Şeker Ahmet Paşa’nın geçen yüzyılın sonlarına doğru resmettiği “Ormanda Oduncu” bir yandan Avrupa manzara resminin özellikleri taşırken diğer yandan kendine ait üslubuyla ormanın gözünden insanı anlatır. John Berger’e göre bu resim klasik perspektif kurallarıyla oynar, böylelikle mekânda belirsizlikler yaratarak fenomenolojik gözlemleri ortaya koyar. İnsan ve ağaçlar (orman) arasındaki sınırlar sadece bir resim dilini değil varlıklara ait bilgilerimizi de kökten değiştirir. Berger bunu M. Heidegger’in kavramlarına başvurarak “uzaklığın yakınına gelmek” olarak ifade eder. Heidegger’in de görüşlerine referansla uzaklığın yakınına gelmek Batı felsefesinin varlık ile ilgili kısıtlamalarının da önünü açacak soruların hala sorulabilir olduğunu gösteriyor: “Düşünce uzak olana yaklaşıyor, ama uzak olan da aynı zamanda düşünceye yaklaşıyor”.

* John Berger, “Şeker Ahmet Paşa’nın Bir Resmi Üzerine”, Sanat Çevresi, Eylül 2017.

* John Berger, “Manzaralar”, Metis Yay., 2017.

3.Hafta: Bakış Hakkında: Hans Holbein’ın “Elçiler”i Üzerine

Bu seminer duyusal deneyimlerin içine gömülü insanın deneyimlerinin sanat eserlerine dönüşmüş anlarına odaklanır. Resimlere ilk baktığımızda bakışlarımızı kontrol ettiğimizi düşünebiliriz, ancak resimlere başka açılardan baktığımızda bunun doğru olmadığı gerçeği ile karşılaşırız. İşte resimlerde kontrol edemediğimiz başkasının bakışı diyebileceğimiz lekelere en iyi örnek Hans Holbein’ın 1533 yılında resmettiği ve bugün Londra’daki Ulusal Galeri’de sergilenmekte olan Elçiler adlı yağlı boya bir tablodur. Holbein’ın bu resminde kendi döneminin çağdaş Flaman ressamlarının etkisinde kaldığı söylenir. Holbein’ın eserlerinde sıklıkla karşımıza sembolik gösterimler çıkar. Bunlardan en önemlilerinden biri Rönesans’ın icadı olan belirli bir perspektif ile resme yerleştirilmiş anomorfozlardır. Jacques Lacan’ın görme üzerine seminerlerinde bu anomorfozların görme ve bakışa dair farklı açılımları anlatılmaktadır. Roland Barthes ve Lacan’a göre, özne bir nesneye baktığında nesnenin her zaman ona onun göremediği bir noktadan baktığını fark eder. İşte anomorfozlar, göz ve bakış arasındaki bu bölünmeye öznenin kendi içindeki bu yarılmaya işaret ederler.

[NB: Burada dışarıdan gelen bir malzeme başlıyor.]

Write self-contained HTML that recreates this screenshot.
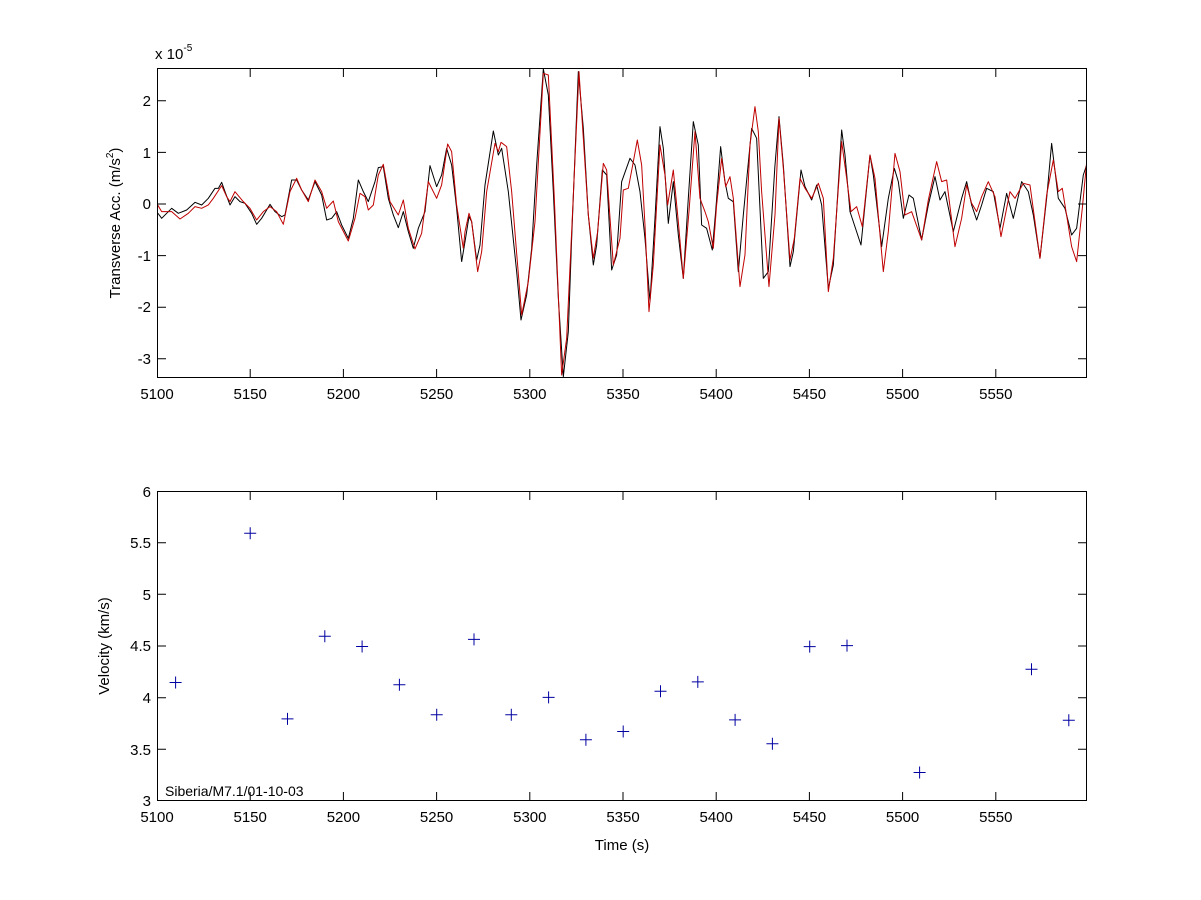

* Jacques Lacan, “Seminer 11. Kitap,” Psikanalizin Dört Temel Kavramı, çev. Nilüfer Erdem, Metis Yayınları, İstanbul, 2013.

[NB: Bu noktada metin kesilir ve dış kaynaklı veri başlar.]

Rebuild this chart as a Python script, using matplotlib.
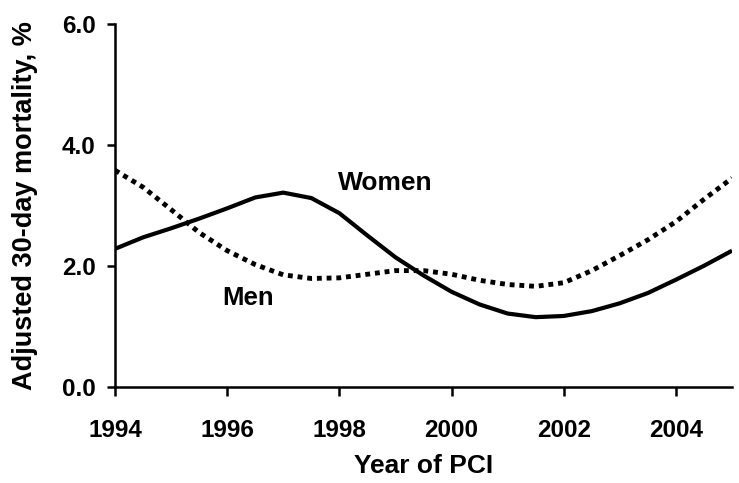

* Roland Barthes, Camera Lucida: Fotoğraf Üzerine Düşünceler, Alttıkırkbeş Yayınları, çev. Reha Akçakaya, 2014.

4.Hafta: Diego Velazquez’in “Las Meninas”ı Üzerine

Bir resim bize ne söyler? Belirli bir zaman ve dönemdeki bir anlatı mı? Bir ressamın düşünceleri ve duyguları mı? Fırça darbeleri ve kullanılan tekniklerin bir envanteri mi? Las Meninas, İspanyol sanatçı Diego Velázquez tarafından 1656 yılında yapılmıştır. Las Meninas, karmaşık kompozisyonu ile benzersiz bir gerçeklik yanılsaması yaratır ve bu bakımdan Batı kanonundaki en önemli resimlerden biridir. Velázquez’in Las Meninas tablosu üzerine yaptığı analizde Michel Foucault, tablonun kompozisyonundaki çeşitli unsurların nasıl bir arada çalışarak gözlemciyi etkilediğini, onu eserin içine kattığını ve görme ve temsilin doğasını sorgulamaya sevk ettiğini göstermektedir. Foucault’nun vardığı sonucu takiben, Las Meninas öznenin iktidar karşısındaki konumunu sorgulamaya davet edildiği yeni bir paradigmanın ortaya çıkışını temsil etmektedir.

*Michel Foucault, “Las Meninas”, Kelimeler ve Şeyler. çev. Mehmet Ali Kılıçbay, İmge Kitabevi, İstanbul, 2001.